== TASK GOAL ==
Leave the pictures out and quote every line from the start of the listing to the line with "30, 50, 100];", inclusive.

== DATA SHOWN ==
* * *

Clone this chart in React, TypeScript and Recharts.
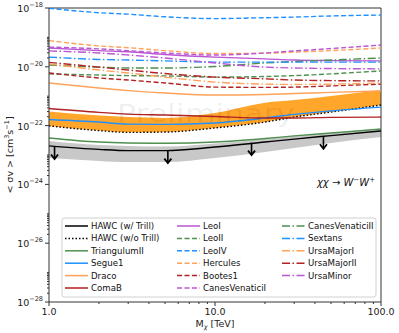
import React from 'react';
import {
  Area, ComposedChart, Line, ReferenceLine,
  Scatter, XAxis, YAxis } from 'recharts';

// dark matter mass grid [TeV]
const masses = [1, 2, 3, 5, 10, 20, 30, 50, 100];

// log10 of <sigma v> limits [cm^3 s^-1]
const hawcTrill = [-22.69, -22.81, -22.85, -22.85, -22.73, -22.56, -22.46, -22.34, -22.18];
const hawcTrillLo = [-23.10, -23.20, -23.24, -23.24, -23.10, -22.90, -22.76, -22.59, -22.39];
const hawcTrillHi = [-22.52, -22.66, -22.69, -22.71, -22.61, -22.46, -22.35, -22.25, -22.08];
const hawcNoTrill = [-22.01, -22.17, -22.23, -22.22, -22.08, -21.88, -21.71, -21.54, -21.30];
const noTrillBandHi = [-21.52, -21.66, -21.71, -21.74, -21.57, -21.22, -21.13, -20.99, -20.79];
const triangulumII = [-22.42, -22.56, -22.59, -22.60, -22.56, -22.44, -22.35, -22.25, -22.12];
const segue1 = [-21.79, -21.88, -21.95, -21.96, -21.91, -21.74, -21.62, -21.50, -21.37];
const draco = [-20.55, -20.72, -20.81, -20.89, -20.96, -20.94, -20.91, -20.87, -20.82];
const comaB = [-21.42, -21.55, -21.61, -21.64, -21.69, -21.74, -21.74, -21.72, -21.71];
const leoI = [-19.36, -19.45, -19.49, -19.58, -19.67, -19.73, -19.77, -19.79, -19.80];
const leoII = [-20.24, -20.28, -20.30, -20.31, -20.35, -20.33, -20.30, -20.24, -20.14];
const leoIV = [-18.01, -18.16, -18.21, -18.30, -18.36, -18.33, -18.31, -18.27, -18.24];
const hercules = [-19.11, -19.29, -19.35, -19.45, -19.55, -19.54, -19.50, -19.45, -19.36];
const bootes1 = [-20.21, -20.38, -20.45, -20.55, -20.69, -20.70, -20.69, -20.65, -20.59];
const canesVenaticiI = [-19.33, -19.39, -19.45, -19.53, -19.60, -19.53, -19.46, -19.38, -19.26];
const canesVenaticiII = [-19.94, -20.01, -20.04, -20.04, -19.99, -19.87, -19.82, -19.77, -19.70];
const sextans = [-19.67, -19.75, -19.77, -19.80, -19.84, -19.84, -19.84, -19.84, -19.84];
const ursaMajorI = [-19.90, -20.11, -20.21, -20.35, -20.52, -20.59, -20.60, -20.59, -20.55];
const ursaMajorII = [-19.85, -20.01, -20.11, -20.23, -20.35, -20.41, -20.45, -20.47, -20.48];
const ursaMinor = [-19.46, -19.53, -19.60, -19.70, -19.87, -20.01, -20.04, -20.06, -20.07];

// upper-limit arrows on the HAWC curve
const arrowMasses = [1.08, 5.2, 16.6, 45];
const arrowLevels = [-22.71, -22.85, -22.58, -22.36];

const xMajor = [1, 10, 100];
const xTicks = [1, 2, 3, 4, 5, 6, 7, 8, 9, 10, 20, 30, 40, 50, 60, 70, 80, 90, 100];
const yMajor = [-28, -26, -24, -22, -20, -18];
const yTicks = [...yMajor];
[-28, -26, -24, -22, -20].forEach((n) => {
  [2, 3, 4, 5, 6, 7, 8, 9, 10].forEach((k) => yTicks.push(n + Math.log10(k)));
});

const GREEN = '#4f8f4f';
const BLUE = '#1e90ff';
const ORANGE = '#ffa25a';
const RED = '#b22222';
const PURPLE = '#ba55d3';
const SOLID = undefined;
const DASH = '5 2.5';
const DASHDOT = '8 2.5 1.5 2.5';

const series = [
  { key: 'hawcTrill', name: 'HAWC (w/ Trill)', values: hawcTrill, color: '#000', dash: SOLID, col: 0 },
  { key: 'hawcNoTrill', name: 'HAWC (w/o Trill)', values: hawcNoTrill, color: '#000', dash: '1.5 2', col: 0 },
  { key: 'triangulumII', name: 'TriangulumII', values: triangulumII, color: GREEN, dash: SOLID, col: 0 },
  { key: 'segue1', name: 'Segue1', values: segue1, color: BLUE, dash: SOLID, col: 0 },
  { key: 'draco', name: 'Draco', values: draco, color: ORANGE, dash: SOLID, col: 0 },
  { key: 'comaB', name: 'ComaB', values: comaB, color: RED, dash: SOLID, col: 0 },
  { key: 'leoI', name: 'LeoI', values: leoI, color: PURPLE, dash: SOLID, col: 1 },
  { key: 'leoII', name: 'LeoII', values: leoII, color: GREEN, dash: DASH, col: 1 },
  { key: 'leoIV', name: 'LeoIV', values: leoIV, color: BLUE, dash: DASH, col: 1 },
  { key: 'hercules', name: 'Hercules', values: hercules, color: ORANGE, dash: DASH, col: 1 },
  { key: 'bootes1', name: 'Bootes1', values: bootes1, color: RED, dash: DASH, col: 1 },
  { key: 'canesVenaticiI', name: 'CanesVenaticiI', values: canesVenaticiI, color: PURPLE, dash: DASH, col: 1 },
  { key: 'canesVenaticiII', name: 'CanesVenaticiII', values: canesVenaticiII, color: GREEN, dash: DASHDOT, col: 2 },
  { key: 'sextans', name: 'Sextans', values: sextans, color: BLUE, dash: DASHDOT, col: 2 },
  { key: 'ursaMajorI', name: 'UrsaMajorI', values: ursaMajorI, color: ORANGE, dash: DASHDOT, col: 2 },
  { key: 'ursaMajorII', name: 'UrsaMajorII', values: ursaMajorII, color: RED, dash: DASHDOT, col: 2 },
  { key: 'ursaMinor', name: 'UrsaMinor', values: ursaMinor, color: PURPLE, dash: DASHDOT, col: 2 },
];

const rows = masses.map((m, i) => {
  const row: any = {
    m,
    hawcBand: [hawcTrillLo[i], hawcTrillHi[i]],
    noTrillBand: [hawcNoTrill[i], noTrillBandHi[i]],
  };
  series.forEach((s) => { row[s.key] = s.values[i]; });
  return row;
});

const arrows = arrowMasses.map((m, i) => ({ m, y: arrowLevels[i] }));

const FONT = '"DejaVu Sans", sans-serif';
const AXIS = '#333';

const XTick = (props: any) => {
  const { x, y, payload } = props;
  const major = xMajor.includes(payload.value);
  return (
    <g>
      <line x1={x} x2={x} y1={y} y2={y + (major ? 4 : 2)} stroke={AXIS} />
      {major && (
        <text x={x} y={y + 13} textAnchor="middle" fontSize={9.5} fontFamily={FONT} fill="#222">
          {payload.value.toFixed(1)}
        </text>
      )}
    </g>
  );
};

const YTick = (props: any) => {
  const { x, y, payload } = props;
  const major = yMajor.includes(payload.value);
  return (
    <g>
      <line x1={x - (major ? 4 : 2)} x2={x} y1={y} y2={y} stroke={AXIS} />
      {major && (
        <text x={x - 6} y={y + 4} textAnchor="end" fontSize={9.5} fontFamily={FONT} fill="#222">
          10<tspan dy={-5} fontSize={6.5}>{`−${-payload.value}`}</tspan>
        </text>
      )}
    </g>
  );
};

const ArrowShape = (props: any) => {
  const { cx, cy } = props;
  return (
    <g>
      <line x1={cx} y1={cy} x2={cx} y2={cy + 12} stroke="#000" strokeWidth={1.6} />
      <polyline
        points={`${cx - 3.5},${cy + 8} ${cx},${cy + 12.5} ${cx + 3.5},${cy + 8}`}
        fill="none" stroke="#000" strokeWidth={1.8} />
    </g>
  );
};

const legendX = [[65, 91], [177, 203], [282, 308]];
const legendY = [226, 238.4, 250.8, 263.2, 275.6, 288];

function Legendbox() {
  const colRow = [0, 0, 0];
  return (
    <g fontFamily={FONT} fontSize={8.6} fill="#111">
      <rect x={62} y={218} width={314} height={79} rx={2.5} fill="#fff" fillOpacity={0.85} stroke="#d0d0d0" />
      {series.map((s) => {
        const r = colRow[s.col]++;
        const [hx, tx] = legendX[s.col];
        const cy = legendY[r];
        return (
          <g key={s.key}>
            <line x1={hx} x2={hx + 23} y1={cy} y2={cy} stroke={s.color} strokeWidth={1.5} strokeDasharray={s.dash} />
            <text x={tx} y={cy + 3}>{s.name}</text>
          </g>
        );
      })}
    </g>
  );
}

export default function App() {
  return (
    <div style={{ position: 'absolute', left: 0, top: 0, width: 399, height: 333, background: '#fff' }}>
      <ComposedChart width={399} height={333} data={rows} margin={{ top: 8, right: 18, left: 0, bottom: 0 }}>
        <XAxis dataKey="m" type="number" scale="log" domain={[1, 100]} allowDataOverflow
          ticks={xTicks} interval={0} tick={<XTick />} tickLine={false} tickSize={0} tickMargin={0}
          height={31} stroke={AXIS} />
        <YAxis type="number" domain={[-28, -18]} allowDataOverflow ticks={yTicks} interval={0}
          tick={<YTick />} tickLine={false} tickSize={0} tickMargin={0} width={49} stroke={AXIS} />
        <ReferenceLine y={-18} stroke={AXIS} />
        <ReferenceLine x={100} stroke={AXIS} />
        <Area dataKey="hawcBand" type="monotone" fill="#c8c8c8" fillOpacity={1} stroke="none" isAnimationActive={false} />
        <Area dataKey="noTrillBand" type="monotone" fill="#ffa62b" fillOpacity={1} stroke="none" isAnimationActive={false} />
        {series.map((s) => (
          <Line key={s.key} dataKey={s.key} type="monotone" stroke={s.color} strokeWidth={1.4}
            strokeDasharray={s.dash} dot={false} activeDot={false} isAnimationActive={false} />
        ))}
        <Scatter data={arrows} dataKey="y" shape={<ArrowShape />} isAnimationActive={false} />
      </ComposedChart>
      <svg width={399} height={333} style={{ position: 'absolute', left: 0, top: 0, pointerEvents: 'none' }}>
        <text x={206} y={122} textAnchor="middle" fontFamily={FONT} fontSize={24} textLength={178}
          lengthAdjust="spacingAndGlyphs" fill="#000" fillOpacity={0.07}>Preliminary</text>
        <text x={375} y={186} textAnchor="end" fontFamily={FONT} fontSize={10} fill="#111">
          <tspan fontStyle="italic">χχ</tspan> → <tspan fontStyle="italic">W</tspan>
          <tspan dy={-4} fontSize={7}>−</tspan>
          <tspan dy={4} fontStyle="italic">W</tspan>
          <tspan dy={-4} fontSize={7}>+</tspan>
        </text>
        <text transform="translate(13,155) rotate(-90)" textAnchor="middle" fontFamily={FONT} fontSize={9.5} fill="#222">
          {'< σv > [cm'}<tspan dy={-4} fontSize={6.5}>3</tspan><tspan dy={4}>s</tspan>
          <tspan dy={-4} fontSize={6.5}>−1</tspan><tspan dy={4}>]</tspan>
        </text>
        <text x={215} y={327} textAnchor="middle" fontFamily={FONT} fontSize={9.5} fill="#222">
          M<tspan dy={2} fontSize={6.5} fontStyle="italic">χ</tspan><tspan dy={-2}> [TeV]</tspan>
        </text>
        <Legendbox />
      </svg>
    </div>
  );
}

* * *

== RESPONSE TO THE TASK ==
Clone this chart in React, TypeScript and Recharts.
import React from 'react';
import {
  Area, ComposedChart, Line, ReferenceLine,
  Scatter, XAxis, YAxis } from 'recharts';

// dark matter mass grid [TeV]
const masses = [1, 2, 3, 5, 10, 20, 30, 50, 100];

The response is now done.